Its been a while since I blogged about anything to do with the island and with the weather looking increasingly unsettled over the next few days, now seems like as good a time as any.
The breeding season is well and truly wrapped up and as such attention turned to migrant waders and summering spoonbills. The island did not disappoint, with some aggressive management of the water levels the island is a hotbed of migrant waders with the period from late July to August producing a good sprinkling of scarce waders and some very good numbers of common waders.
The first returning spotted redshanks and curlew sandpipers where recorded on the 23rd of July with 3 stunning summer plumage spot reds and 1 curlew sandpiper. Curlew sands have then been almost daily throughout the period with numbers peaking at an impressive 25 in early September. The first little stints appeared on the 21st of August with numbers peaking at 7 on the 23rd of August. Ruff passage has also been impressive, normally a rare bird on the island 3 have been summering on main lagoon. No doubts as a consequence of the dry conditions at other wetland sites. A personal highlight for me was a Green sandpiper on Belpers on the 22 of July, followed by three flying over on the same date.
Numbers of avocets have been steady at well over 600, along with over a 100 dunlin, over 300 redshanks, over a 100 black tailed godwits and scatterings of greenshanks, ringed plovers, sanderlings (another normally rare bird on the island) and bar tailed godwits.

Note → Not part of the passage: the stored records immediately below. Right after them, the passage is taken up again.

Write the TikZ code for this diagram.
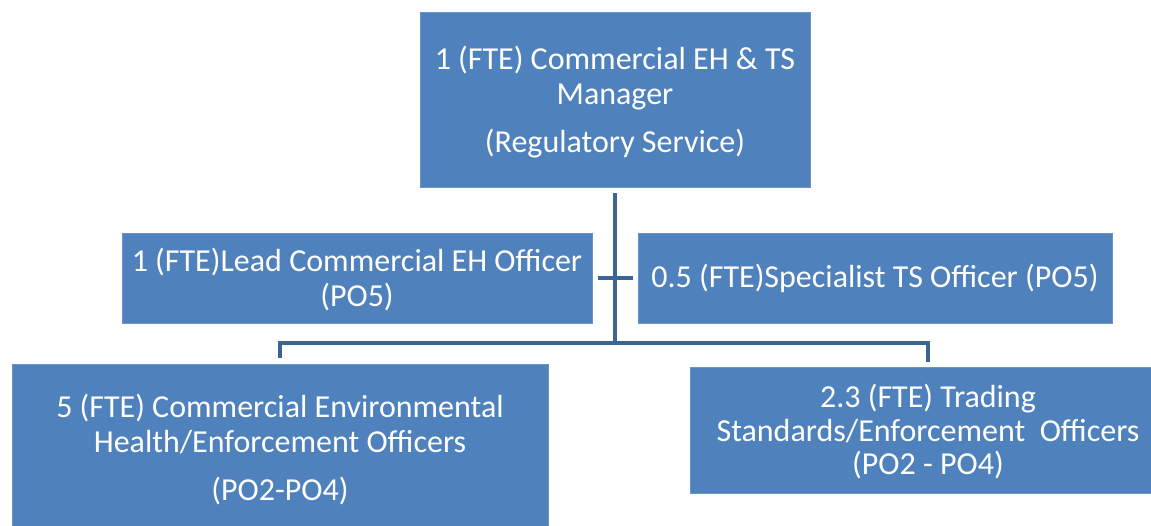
\documentclass[tikz,border=0pt]{standalone}
\usepackage{fontspec}
\setmainfont{Carlito}
\definecolor{boxblue}{HTML}{4F81BD}
\definecolor{boxedge}{HTML}{6C93C8}
\definecolor{linkblue}{HTML}{3D6497}
\tikzset{
  orgbox/.style={rectangle, fill=boxblue, draw=boxedge, line width=0.8pt, inner sep=0pt,
    text=white, align=center, font=\fontsize{32}{35}\selectfont},
  conn/.style={draw=linkblue, line width=4pt, line join=miter}
}
\begin{document}
\begin{tikzpicture}[x=1pt,y=-1pt]
\useasboundingbox (0,0) rectangle (1151,525);
\clip (0,0) rectangle (1151,525);
\node[orgbox, minimum width=390pt, minimum height=175pt] (top) at (615,99.5)
  {\rule{0pt}{28pt}1 (FTE) Commercial EH \& TS\\Manager\\[13pt](Regulatory Service)};
\node[orgbox, minimum width=470pt, minimum height=90pt] (lmid) at (357,278)
  {\rule{0pt}{27pt}1 (FTE)Lead Commercial EH Officer\\(PO5)};
\node[orgbox, minimum width=474pt, minimum height=90pt] (rmid) at (875,278)
  {0.5 (FTE)Specialist TS Officer (PO5)};
\node[orgbox, minimum width=536pt, minimum height=172pt] (bl) at (280,450)
  {5 (FTE) Commercial Environmental\\Health/Enforcement Officers\\[13pt](PO2-PO4)};
\node[orgbox, minimum width=476pt, minimum height=126pt, font=\fontsize{32}{33.5}\selectfont] (br) at (928,430)
  {\rule{0pt}{27pt}2.3 (FTE) Trading\\Standards/Enforcement\ \ Officers\\(PO2 - PO4)};
\coordinate (hub) at (615,343);
\draw[conn] ([yshift=-6pt]top.south) -- (hub);
\draw[conn] ([xshift=6pt]lmid.east) -- ([xshift=-5pt]rmid.west);
\draw[conn] ([yshift=6pt]bl.north) -- (bl.north |- hub) -- (hub);
\draw[conn] ([yshift=5pt]br.north) -- (br.north |- hub) -- (hub);
\end{tikzpicture}
\end{document}
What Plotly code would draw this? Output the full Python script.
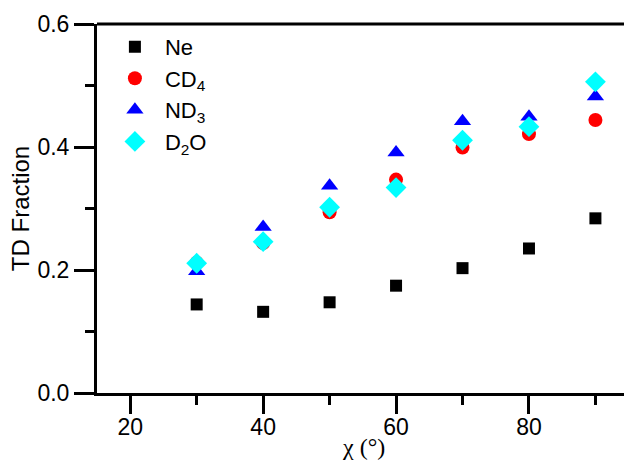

The first Snipe was flushed the other day and Common Sandpipers have been present throughout August.
The summering flock of Spoonbills took some time arriving, with numbers building up slowly from the 13th of July 2011, staying at 12 throughout late July and early August before peaking at 18 on the 23rd of August, soon after the flock relocated to Orfordness, leaving us with only two.
We’ve had the first scattering of passerine migrants with yellow wagtails passing through the island, the first wheatears, a Sedge warbler (the 1st for 5 years) and Chiffchaffs and Willow warblers.
A sure sign of the season changing is the arrival of a Kingfisher and the first wintering Robin, in addition Wigeon’s, Teals and Pintails have all started to build up on main lagoon. An unexpected highlight last week was a little gull, the first for three years and only the 26th ever record for the island.
It’s been a busy time for visitor events on the island with two open weekends and the Havergate adventure all taking place in August. All can be considered more or less a success, with over 500 people enjoying a trip out to the island over all the events. The Life+ project has also continued unabated with numerous visits from contractors and design consultants as we move inexorably closer to work starting in October.